Much of the increase has been blamed on an intricate underground system that authorities have been unable to stifle. Illegal products are sold on a black market then eventually funneled into legal settings where they are purchased, unbeknownst by consumers, according to the report.

The illicit trade of tobacco products has fueled organized crime around the world, lured by the high profits and low risk and cushioned by the lack of financial and human resources available to combat the problem.

Philip Morris also said there continues to be insufficient cross-border cooperation to combat the problem and blamed the “extreme tax and regulatory schemes” that it says shift consumption from the legal to the illegal – a slight to President Barack Obama’s new budget that proposes to raise cigarette taxes to $1.95 a pack from $1.01 currently in an effort to raise as much as $78 billion in taxes over the next decade.

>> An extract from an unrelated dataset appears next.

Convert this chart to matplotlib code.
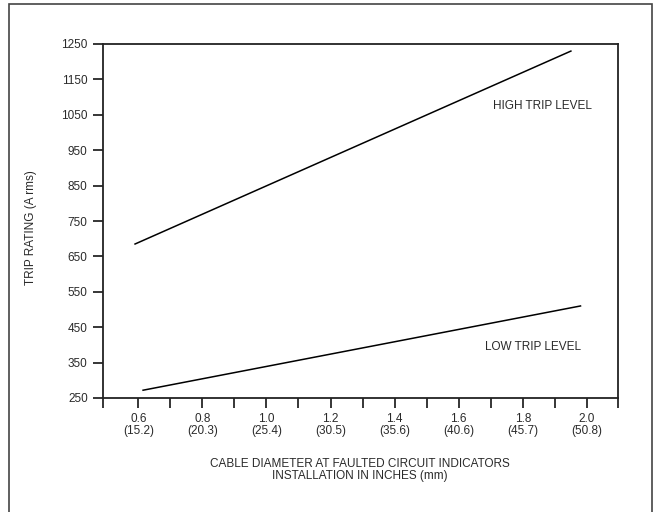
import matplotlib.pyplot as plt
from matplotlib.patches import Rectangle
import numpy as np

# cable diameter (inches) and trip rating (A rms)
high_x = [0.59, 1.95]
high_y = [685, 1230]
low_x = [0.615, 1.98]
low_y = [272, 510]

x_labels = ["0.6\n(15.2)", "0.8\n(20.3)", "1.0\n(25.4)", "1.2\n(30.5)",
            "1.4\n(35.6)", "1.6\n(40.6)", "1.8\n(45.7)", "2.0\n(50.8)"]
y_ticks = [250, 350, 450, 550, 650, 750, 850, 950, 1050, 1150, 1250]

plt.rcParams["font.family"] = ["Liberation Sans", "DejaVu Sans"]
txt = "#2a2a2a"

fig = plt.figure(figsize=(6.54, 5.12), dpi=100)
ax = fig.add_axes([103 / 654, 1 - 398 / 512, 515 / 654, 354 / 512])

# outer frame
fig.patches.append(Rectangle((9 / 654, -0.02), 643 / 654, 1 - 4 / 512 + 0.02,
                             transform=fig.transFigure, fill=False,
                             edgecolor="#444444", linewidth=1.2))

ax.plot(high_x, high_y, color="black", linewidth=1.1)
ax.plot(low_x, low_y, color="black", linewidth=1.1)

ax.text(1.707, 1075, "HIGH TRIP LEVEL", fontsize=8.5, color=txt, va="center")
ax.text(1.682, 394, "LOW TRIP LEVEL", fontsize=8.5, color=txt, va="center")

ax.set_xlim(0.49, 2.097)
ax.set_ylim(250, 1250)

major = np.arange(0.6, 2.01, 0.2)
minor = [0.49, 0.7, 0.9, 1.1, 1.3, 1.5, 1.7, 1.9, 2.097]
ax.set_xticks(major)
ax.set_xticklabels(x_labels, linespacing=0.95)
ax.set_xticks(minor, minor=True)
ax.set_yticks(y_ticks)

ax.tick_params(axis="x", which="both", length=7, width=1.1, color="black",
               pad=4, labelsize=8.5, labelcolor=txt)
ax.tick_params(axis="y", length=7.5, width=1.1, color="black",
               pad=3.5, labelsize=8.5, labelcolor=txt)

for s in ax.spines.values():
    s.set_linewidth(1.3)
    s.set_color("#222222")

fig.text(31 / 654, 1 - 228 / 512, "TRIP RATING (A rms)", rotation=90,
         fontsize=8.5, color=txt, ha="center", va="center")
fig.text(360 / 654, 1 - 470 / 512,
         "CABLE DIAMETER AT FAULTED CIRCUIT INDICATORS\nINSTALLATION IN INCHES (mm)",
         fontsize=8.5, color=txt, ha="center", va="center", linespacing=1.05)

fig.savefig("out.png", dpi=100)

The New York-based manufacturer, which makes Marlboro, Parliament and Virginia Slims, pointed in part to the regulatory environment for why prices continue to rise -- climbing more than 5% in 13 EU nations last year. However, it's that price increase that buoyed the company in its most recent quarter, sending sales 1.8% higher to $7.58 billion.

In a bid to stem the illicit trade, Philip Morris called for more public awareness about the penalties and consequences of the illegal tobacco trade.

Shares of Philip Morris slumped 3% to $91.25 in recent trade.